At the memorial service in Baghdad, held on the same day as the funeral in New York, the officers in charge of Lundin spoke of his humor — drawing a chuckle from the entire assemblage — and the fact that he was very supportive and quick to lend a hand to anyone who needed help.

“He became very worldly because he got to see and experience so many things,” said Nicole.

The Lundins attended a memorial service in Germany for their son after the combat team returned from Iraq a few months after James’ death. They found themselves adopted by these men and several of their new sons came to stay for several days at the home they are building this summer.

“These guys, I love them and they know it,” said Nicole. “I think they still feel responsible for us.”

They also maintain a close connection with Kristy (Kalinyak) Lundin, who married their son by proxy several months before his death.

James came home on mid-deployment leave in January 2007 and re-connected with Kristy, whom he had met while obtaining his high school credits at Suffolk County Community College. The couple had dated for a brief time before he enlisted but had gone their separate ways because of his military duties and her pursuit of a degree.

Kristy and James discovered during his leave that there was still a romantic spark between them and he asked her to be his wife at the airport, just before he boarded a plane for Germany. When he got back to Baghdad to finish out a 15 month deployment, James decided the marriage should take place as soon as possible in case something happened to him.

By that time, Kristy had moved in with Nicole and Rick, who helped arrange a proxy wedding for the young couple. The newlyweds planned to have a formal ceremony as soon as he returned home, but had to move the date back to June when the unit’s stay in Iraq was extended.

“They never got to see each other after their engagement,” said Nicole.

“Running away” from New York and places that reminded them of James is one way the Lundins have coped with a loss so painful they can’t remember much about the first year. They found their current property with the help of Rick’s sister, who lives in Hood River.

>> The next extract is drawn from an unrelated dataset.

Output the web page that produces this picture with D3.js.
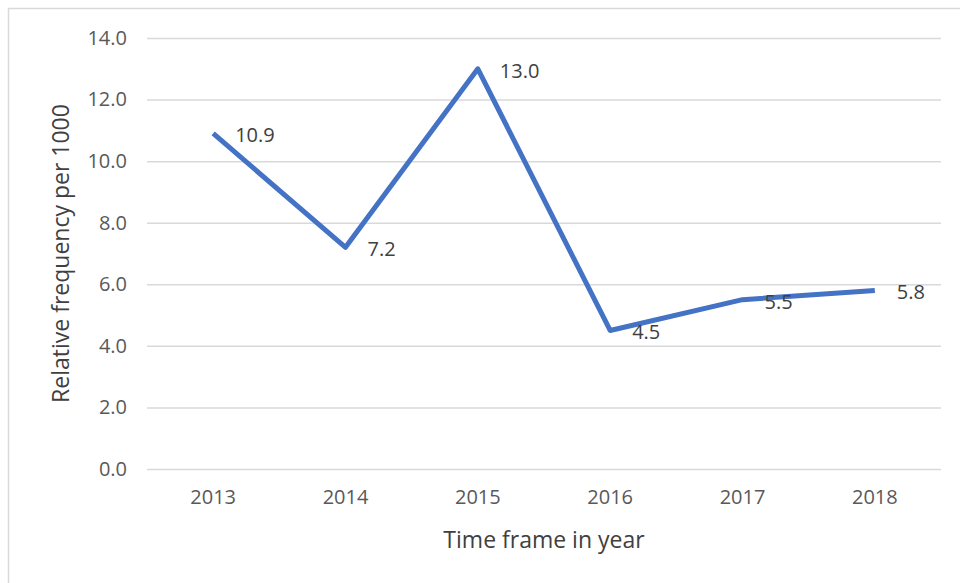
<!DOCTYPE html>
<html>
<head>
<meta charset="utf-8">
<script src="https://cdn.jsdelivr.net/npm/d3@7"></script>
<style>
  body { margin: 0; background: #fff; }
  text { font-family: "Open Sans", sans-serif; }
</style>
</head>
<body>
<div id="chart"></div>
<script>
// donnees
var annees = ["2013", "2014", "2015", "2016", "2017", "2018"];
var frequences = [10.9, 7.2, 13.0, 4.5, 5.5, 5.8];
var ticksY = [0, 2, 4, 6, 8, 10, 12, 14];

var largeur = 960, hauteur = 583;
var marge = { haut: 38, droite: 19, bas: 114, gauche: 147 };

var svg = d3.select("#chart")
  .append("svg")
  .attr("width", largeur)
  .attr("height", hauteur);

// cadre de la zone du graphique
svg.append("rect")
  .attr("x", 8.5).attr("y", 8.5)
  .attr("width", 1000).attr("height", 700)
  .attr("fill", "none")
  .attr("stroke", "#d9d9d9")
  .attr("stroke-width", 1.5);

var x = d3.scaleBand()
  .domain(annees)
  .range([marge.gauche, largeur - marge.droite]);

var y = d3.scaleLinear()
  .domain([0, 14])
  .range([hauteur - marge.bas, marge.haut]);

// lignes de grille + labels Y
var axeY = svg.append("g")
  .attr("transform", "translate(" + marge.gauche + ",0)")
  .call(d3.axisLeft(y)
    .tickValues(ticksY)
    .tickSize(-(largeur - marge.droite - marge.gauche))
    .tickPadding(20)
    .tickFormat(d3.format(".1f")));
axeY.select(".domain").remove();
axeY.selectAll("line").attr("stroke", "#d9d9d9").attr("stroke-width", 1.5);
axeY.selectAll("text")
  .attr("fill", "#595959")
  .attr("font-size", "20px");

// labels X
var axeX = svg.append("g")
  .attr("transform", "translate(0," + (hauteur - marge.bas) + ")")
  .call(d3.axisBottom(x).tickSize(0).tickPadding(21));
axeX.select(".domain").remove();
axeX.selectAll("text")
  .attr("fill", "#595959")
  .attr("font-size", "20px");

// la courbe
var ligne = d3.line()
  .x(function(d, i) { return x(annees[i]) + x.bandwidth() / 2; })
  .y(function(d) { return y(d); });

svg.append("path")
  .datum(frequences)
  .attr("d", ligne)
  .attr("fill", "none")
  .attr("stroke", "#4472c4")
  .attr("stroke-width", 5)
  .attr("stroke-linejoin", "round");

// etiquettes de valeurs
svg.selectAll(".valeur")
  .data(frequences)
  .enter()
  .append("text")
  .attr("class", "valeur")
  .attr("x", function(d, i) { return x(annees[i]) + x.bandwidth() / 2 + 22; })
  .attr("y", function(d) { return y(d) + 2; })
  .attr("dy", "0.35em")
  .attr("fill", "#404040")
  .attr("font-size", "20px")
  .text(function(d) { return d.toFixed(1); });

// titres des axes
svg.append("text")
  .attr("transform", "translate(69," + ((marge.haut + hauteur - marge.bas) / 2) + ") rotate(-90)")
  .attr("text-anchor", "middle")
  .attr("fill", "#404040")
  .attr("font-size", "23px")
  .text("Relative frequency per 1000");

svg.append("text")
  .attr("x", (marge.gauche + largeur - marge.droite) / 2)
  .attr("y", 548)
  .attr("text-anchor", "middle")
  .attr("fill", "#404040")
  .attr("font-size", "23px")
  .text("Time frame in year");
</script>
</body>
</html>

“The only thing that I want more than anything I can’t have, I can never see him again and that’s just unacceptable,” said Nicole.

They said sometimes conversations become awkward because people are uncomfortable mentioning their son’s name or asking questions, as if that will stir up a grief they have forgotten.

“You should never be embarrassed about saying ‘Thank You,’ to Gold Star families,” said Rick. “You don’t have to worry about bringing up the subject because we never stop thinking about the loved one we have lost and the pain never goes away — we have just learned to live with it.”